One of the joys of building robots is figuring out new ways of having them react to things. This is readily done with the wide variety of affordable sensors now available. New sensors are constantly being introduced, and it pays to stay abreast of the latest developments. Not all new sensors are affordable for the hobby robot builder, of course—you’ll just have to dream about getting that $5000 vision system. But there are plenty of other sensors that cost much less. Many are just a few dollars.

Part 8 of this book discusses many different types of sensors commonly available today that are suitable for amateur robotic work. Here is just a short laundry list to whet your appetite:

Contact switches. Used as “touch sensors,” when activated these switches indicate that the robot has made contact with some object.

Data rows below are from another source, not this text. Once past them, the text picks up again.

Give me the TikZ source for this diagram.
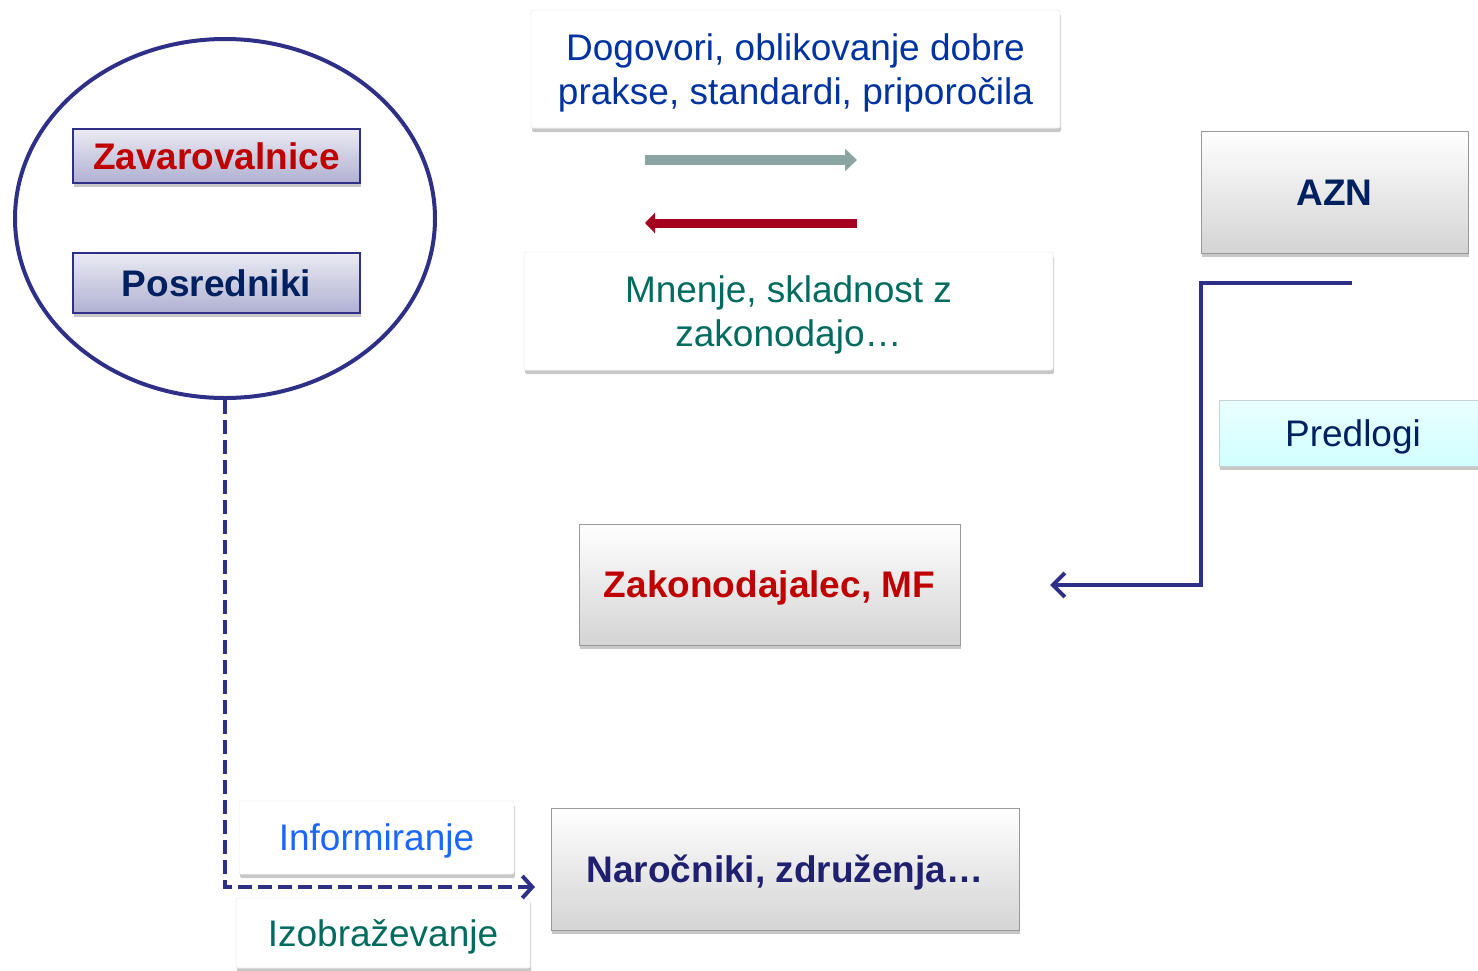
\documentclass[tikz,border=0pt]{standalone}
\usepackage{fontspec}
\setmainfont{Liberation Sans}
\usetikzlibrary{arrows.meta, positioning, shapes.geometric, shadows}
\definecolor{CNavy}{HTML}{2E3087}
\definecolor{CDeep}{HTML}{002060}
\definecolor{CRed}{HTML}{C00000}
\definecolor{CBlue}{HTML}{0033A0}
\definecolor{CTeal}{HTML}{006B5E}
\definecolor{CSky}{HTML}{1A66FF}
\definecolor{CInk}{HTML}{202070}
\definecolor{CSlate}{HTML}{8BA5A5}
\definecolor{CWine}{HTML}{A5001E}

\tikzset{
    boxfont/.style={font=\fontsize{18.5}{22}\selectfont, text height=13.25pt, text depth=0pt},
    boldfont/.style={font=\fontsize{18.5}{22}\selectfont\bfseries, text height=13.25pt, text depth=0pt},
    twolines/.style={text height=35.25pt},
    softshadow/.style={drop shadow={shadow xshift=0.5pt, shadow yshift=-2pt, fill=black, opacity=0.22}},
    whitebox/.style={fill=white, draw=black!6, rounded corners=1pt, softshadow, align=center, inner sep=0pt, boxfont},
    graybox/.style={top color=white, bottom color=black!17, draw=black!40, softshadow, align=center, inner sep=0pt, boldfont},
    lavbox/.style={top color=CNavy!10, bottom color=CNavy!38, draw=CNavy, line width=0.8pt, softshadow, inner sep=0pt, boldfont},
    link/.style={CNavy, line width=2pt}
}

\begin{document}
\begin{tikzpicture}[x=0.5pt, y=-0.5pt]
    \clip (0,0) rectangle (1478,970);

    % Group of insurers and intermediaries
    \node[ellipse, draw=CNavy, line width=2pt, minimum width=210pt, minimum height=179.5pt] (grp) at (225,218.5) {};
    \node[lavbox, text=CRed, minimum width=143.5pt, minimum height=27pt] (zav) at (216.5,156) {Zavarovalnice};
    \node[lavbox, text=CDeep, minimum width=143.5pt, minimum height=30pt] (pos) at (216.5,283) {Posredniki};

    % Exchange with the legislator
    \node[whitebox, twolines, text=CBlue, minimum width=264.5pt, minimum height=59pt] (dog) at (795.5,69) {Dogovori, oblikovanje dobre\\prakse, standardi, priporočila};
    \node[whitebox, twolines, text=CTeal, minimum width=264.5pt, minimum height=59pt] (mne) at (788.5,311) {Mnenje, skladnost z\\zakonodajo…};
    \coordinate (fwdA) at (645,160);
    \coordinate (fwdB) at (857,160);
    \coordinate (bckA) at (857,223);
    \coordinate (bckB) at (645,223);
    \draw[CSlate, line width=5pt, -{Triangle[length=6pt, width=11pt]}] (fwdA) -- (fwdB);
    \draw[CWine, line width=4.5pt, -{Triangle[length=5pt, width=10pt]}] (bckA) -- (bckB);

    % Supervisor
    \node[graybox, text=CDeep, minimum width=133.5pt, minimum height=61pt] (azn) at (1334.5,192) {AZN};
    \node[top color=cyan!8, bottom color=cyan!18, draw=cyan!25!black!25, softshadow, boxfont, text=CDeep, minimum width=134pt, minimum height=33pt, inner sep=0pt] (pre) at (1353,433) {Predlogi};

    % Legislator
    \node[graybox, text=CRed, minimum width=190.5pt, minimum height=60.5pt] (zak) at (769.5,584.5) {Zakonodajalec, MF};
    \coordinate (aznout) at (1352,283);
    \coordinate (zakin) at (1050,585);
    \draw[link, -{Straight Barb[length=6pt, width=12pt]}] (aznout) -- (1201,283) |- (zakin);

    % Customers
    \node[graybox, text=CInk, minimum width=234pt, minimum height=61pt] (nar) at (785,869) {Naročniki, združenja…};
    \node[whitebox, text=CSky, minimum width=137.5pt, minimum height=36.5pt] (inf) at (376.5,837.5) {Informiranje};
    \node[whitebox, text=CTeal, minimum width=147pt, minimum height=35pt] (izo) at (383,933) {Izobraževanje};
    \coordinate (narin) at (535,887);
    \draw[link, dash pattern=on 7pt off 3pt, -{Straight Barb[length=5pt, width=11pt]}] (grp.south) |- (narin);

\end{tikzpicture}
\end{document}
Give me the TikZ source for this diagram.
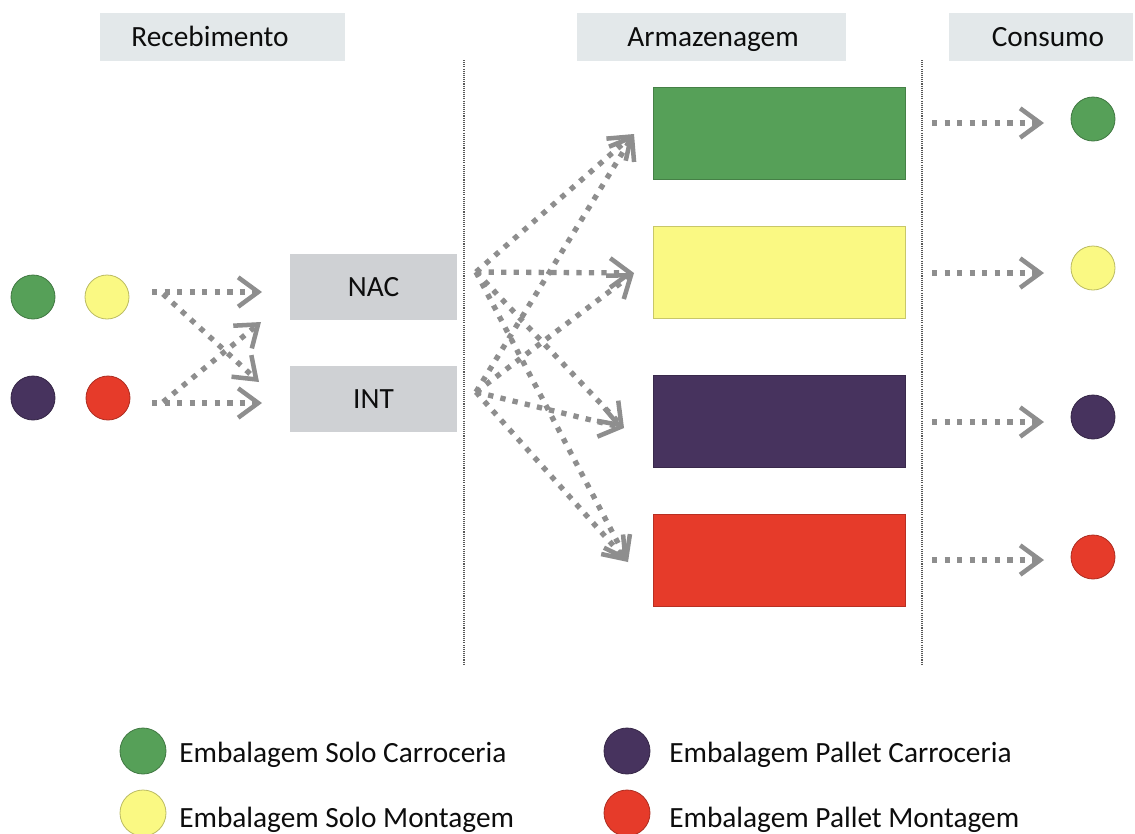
\documentclass[tikz,border=0pt]{standalone}
\usepackage{fontspec}
\setmainfont{Carlito}
\usetikzlibrary{arrows.meta}

\definecolor{cgreen}{HTML}{56A058}
\definecolor{cyellow}{HTML}{FAF983}
\definecolor{cpurple}{HTML}{47335E}
\definecolor{cred}{HTML}{E63B2A}
\definecolor{headfill}{HTML}{E3E8EA}
\definecolor{boxfill}{HTML}{CFD1D4}
\definecolor{arrowgray}{HTML}{8E8E8E}
\definecolor{txt}{HTML}{0D0D0D}

\tikzset{
  lbl/.style={font=\fontsize{22}{26}\selectfont, text=txt, inner sep=0pt},
  headbox/.style={fill=headfill, draw=none, minimum height=48*0.75pt},
  originbox/.style={fill=boxfill, draw=none, minimum width=167*0.75pt, minimum height=66*0.75pt,
    font=\fontsize{22}{26}\selectfont, text=txt},
  store/.style={fill=#1, draw=#1!80!black, line width=0.6pt, minimum width=252*0.75pt, minimum height=92*0.75pt},
  dot/.style={circle, fill=#1, draw=#1!75!black, line width=0.6pt, minimum size=44*0.75pt, inner sep=0pt},
  keydot/.style={circle, fill=#1, draw=#1!75!black, line width=0.6pt, minimum size=46*0.75pt, inner sep=0pt},
  flow/.style={draw=arrowgray, line width=4pt, dash pattern=on 4pt off 5.4pt,
    -{Straight Barb[length=15pt, width=22pt, line width'=3.4pt]}},
  divider/.style={draw=black!65, line width=1pt, dash pattern=on 0.8pt off 0.8pt}
}

\begin{document}
\begin{tikzpicture}[x=0.75pt, y=-0.75pt]
\useasboundingbox (0,0) rectangle (1135,833);

% column headings
\node[headbox, minimum width=245*0.75pt] (hrec) at (222.5,37) {};
\node[lbl, anchor=base] (trec) at (210,46) {Recebimento};
\node[headbox, minimum width=269*0.75pt] (harm) at (711.5,37) {};
\node[lbl, anchor=base] (tarm) at (713,46) {Armazenagem};
\node[headbox, minimum width=184*0.75pt] (hcon) at (1041,37) {};
\node[lbl, anchor=base] (tcon) at (1048,46) {Consumo};

% section dividers
\coordinate (d1t) at (464,60);
\coordinate (d1b) at (464,665);
\coordinate (d2t) at (922,60);
\coordinate (d2b) at (922,665);
\draw[divider] (d1t) -- (d1b);
\draw[divider] (d2t) -- (d2b);

% incoming packages
\node[dot=cgreen]  (ing) at (33,297) {};
\node[dot=cyellow] (iny) at (107,297) {};
\node[dot=cpurple] (inp) at (33,398) {};
\node[dot=cred]    (inr) at (108,398) {};

% origin boxes
\node[originbox] (nac) at (373.5,287) {NAC};
\node[originbox] (int) at (373.5,399) {INT};

% receiving arrows
\coordinate (la1) at (152,292);
\coordinate (la2) at (262,292);
\coordinate (lb1) at (152,403);
\coordinate (lb2) at (262,403);
\coordinate (lc1) at (163,294);
\coordinate (lc2) at (259,382);
\coordinate (ld1) at (163,402);
\coordinate (ld2) at (261,322);
\draw[flow] (la1) -- (la2);
\draw[flow] (lb1) -- (lb2);
\draw[flow] (lc1) -- (lc2);
\draw[flow] (ld1) -- (ld2);

% storage areas
\node[store=cgreen]  (sg) at (779,133) {};
\node[store=cyellow] (sy) at (779,272.5) {};
\node[store=cpurple] (sp) at (779,421.5) {};
\node[store=cred]    (sr) at (779,560) {};

% distribution arrows from NAC and INT to storage
\coordinate (fromnac) at (476,272);
\coordinate (fromint) at (476,392);
\coordinate (tog) at (634,134);
\coordinate (toy) at (634,273);
\coordinate (top) at (624,428);
\coordinate (tor) at (628,562);
\foreach \src in {fromnac,fromint}
  \foreach \dst in {tog,toy,top,tor}
    \draw[flow] (\src) -- (\dst);

% consumption
\node[dot=cgreen]  (cg) at (1093,119) {};
\node[dot=cyellow] (cy) at (1093,268) {};
\node[dot=cpurple] (cp) at (1093,417) {};
\node[dot=cred]    (cr) at (1093,557) {};
\foreach \y/\n in {123/g,273/y,422/p,560/r}{
  \coordinate (ca\n) at (932,\y);
  \coordinate (cb\n) at (1044,\y);
  \draw[flow] (ca\n) -- (cb\n);
}

% legend
\node[keydot=cgreen]  (kg) at (143,751) {};
\node[keydot=cyellow] (ky) at (143,813) {};
\node[keydot=cpurple] (kp) at (627,751) {};
\node[keydot=cred]    (kr) at (627,813) {};
\node[lbl, anchor=base west] (tkg) at (179,762) {Embalagem Solo Carroceria};
\node[lbl, anchor=base west] (tky) at (179,827) {Embalagem Solo Montagem};
\node[lbl, anchor=base west] (tkp) at (669,762) {Embalagem Pallet Carroceria};
\node[lbl, anchor=base west] (tkr) at (669,827) {Embalagem Pallet Montagem};
\end{tikzpicture}
\end{document}
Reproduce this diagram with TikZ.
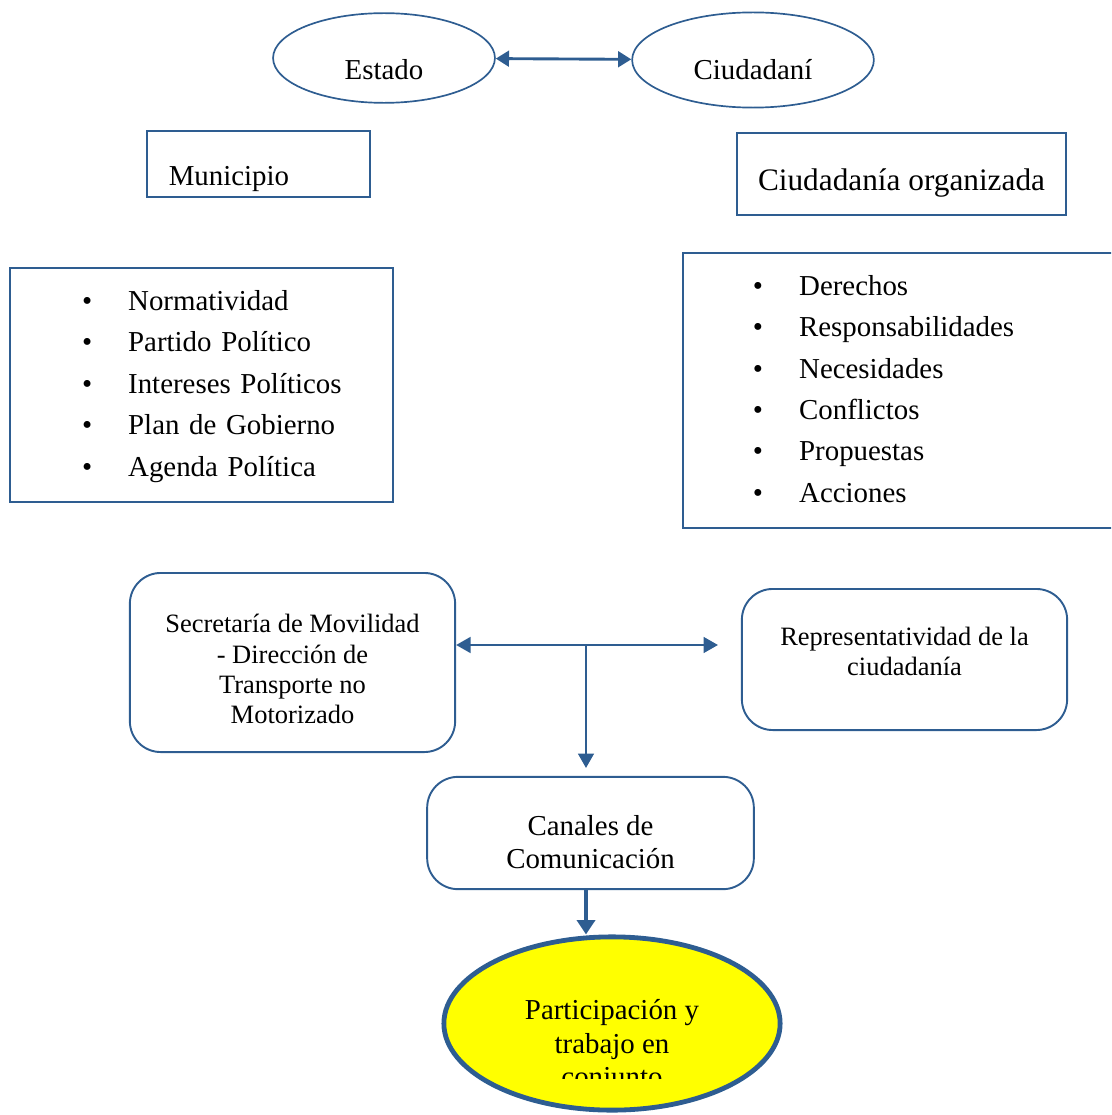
\documentclass[tikz,border=0pt]{standalone}
\usepackage{fontspec}
\setmainfont{Liberation Serif}
\usepackage{tikz}
\usetikzlibrary{shapes.geometric, arrows.meta, positioning, calc}
\definecolor{linea}{RGB}{46, 93, 145}
\definecolor{amarillo}{RGB}{255, 255, 0}
\tikzstyle{ovalo} = [ellipse, draw=linea, line width=0.7pt, inner sep=0pt, text depth=0pt, font=\fontsize{12}{14}\selectfont]
\tikzstyle{caja} = [rectangle, draw=linea, line width=0.9pt, inner sep=0pt]
\tikzstyle{lista} = [caja, align=left, font=\fontsize{12}{17.2}\selectfont]
\tikzstyle{redondo} = [rectangle, rounded corners=0.45cm, draw=linea, line width=0.8pt, align=center, inner sep=0pt]
\tikzstyle{flecha} = [line width=1.1pt, draw=linea, -{Triangle[length=6pt, width=6.5pt]}]
\tikzstyle{doble} = [flecha, {Triangle[length=6pt, width=6.5pt]}-{Triangle[length=6pt, width=6.5pt]}]

\begin{document}
\begin{tikzpicture}[x=0.0146cm, y=-0.0146cm]
    \clip (0,0) rectangle (1111,1115);

    % Estado y ciudadania
    \node[ovalo, minimum width=3.24cm, minimum height=1.31cm, text height=0.64cm] (estado) at (384,58) {Estado};
    \node[ovalo, minimum width=3.53cm, minimum height=1.39cm, text height=0.56cm] (ciuda) at (753,60) {Ciudadaní};
    \draw[doble, line width=1.2pt, {Triangle[length=5.5pt, width=6.5pt]}-{Triangle[length=5.5pt, width=6.5pt]}] (estado) -- (ciuda);

    % Actores
    \node[caja, minimum width=3.26cm, minimum height=0.96cm, text width=2.62cm, inner xsep=0.32cm, align=left,
          text height=0.79cm, text depth=0.17cm, font=\fontsize{12}{14}\selectfont] (muni) at (258.5,164) {Municipio};
    \node[caja, minimum width=4.80cm, minimum height=1.20cm, text height=0.835cm, text depth=0.365cm,
          font=\fontsize{13}{15}\selectfont] (ciuorg) at (901.5,174) {Ciudadanía organizada};

    % Listas
    \node[lista, minimum width=5.59cm, minimum height=3.42cm, text width=5.59cm] (polit) at (201.5,385) {
        \begin{tabular}{@{\hspace{1.05cm}}l@{\hspace{15pt}}l}
            \textbullet & Normatividad \\
            \textbullet & Partido Político \\
            \textbullet & Intereses Políticos \\
            \textbullet & Plan de Gobierno \\
            \textbullet & Agenda Política
        \end{tabular}
    };
    \node[lista, minimum width=6.67cm, minimum height=4.02cm, text width=6.67cm] (dere) at (911.5,390.5) {
        \begin{tabular}{@{\hspace{1.02cm}}l@{\hspace{15pt}}l}
            \textbullet & Derechos \\
            \textbullet & Responsabilidades \\
            \textbullet & Necesidades \\
            \textbullet & Conflictos \\
            \textbullet & Propuestas \\
            \textbullet & Acciones
        \end{tabular}
    };

    % Instancias
    \node[redondo, minimum width=4.75cm, minimum height=2.61cm, text height=2.205cm, text depth=0.41cm,
          font=\fontsize{11}{12.6}\selectfont] (secre) at (292.5,662.5) {Secretaría de Movilidad\\- Dirección de\\Transporte no\\Motorizado};
    \node[redondo, minimum width=4.75cm, minimum height=2.06cm, text height=1.27cm, text depth=0.79cm,
          font=\fontsize{11}{12.6}\selectfont] (repre) at (904.5,659.5) {Representatividad de la\\ciudadanía};
    \node[redondo, minimum width=4.77cm, minimum height=1.64cm, text height=1.34cm, text depth=0.29cm,
          font=\fontsize{12}{13.75}\selectfont] (canal) at (590.5,833) {Canales de\\Comunicación};

    % Resultado
    \node[ellipse, draw=linea, line width=2pt, fill=amarillo, minimum width=4.91cm, minimum height=2.53cm,
          inner sep=0pt, align=center, text height=0.89cm, text depth=0pt,
          font=\fontsize{12}{14.2}\selectfont] (parti) at (612,1023.5) {Participación y\\trabajo en};
    \begin{scope}
        \clip (500,1060) rectangle (720,1078);
        \node[anchor=base, font=\fontsize{12}{14.2}\selectfont] (conj) at (612,1086) {conjunto};
    \end{scope}

    % Conectores
    \coordinate (junc) at (586,645);
    \coordinate (tipder) at (718,645);
    \coordinate (tipabajo) at (586,768);
    \draw[doble] (secre.east |- junc) -- (tipder);
    \draw[flecha] (junc) -- (tipabajo);
    \draw[flecha, line width=2pt, -{Triangle[length=6pt, width=7.5pt]}] (canal.south -| junc) -- (junc |- parti.north);
\end{tikzpicture}
\end{document}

Sonar range finder. Reflected sound waves are used to judge distances.

Infrared range finder or proximity. Reflected infrared light is used to determine distance and proximity.

Pyroelectric infrared. An infrared element detects changes in heat patterns and is often used in motion detectors.

Speech input or recognition. Your own voice and speech patterns can be used to command the robot.

Sound. Sound sources can be detected by the robot. You can tune the robot to listen to only sounds above a certain volume level.

Accelerometer. Used to detect changes in speed and/or the pull of the earth’s gravity, accelerometers can be used to determine how fast a robot is moving, whether it’s tilted dangerously from center, or even when it’s abruptly stopped.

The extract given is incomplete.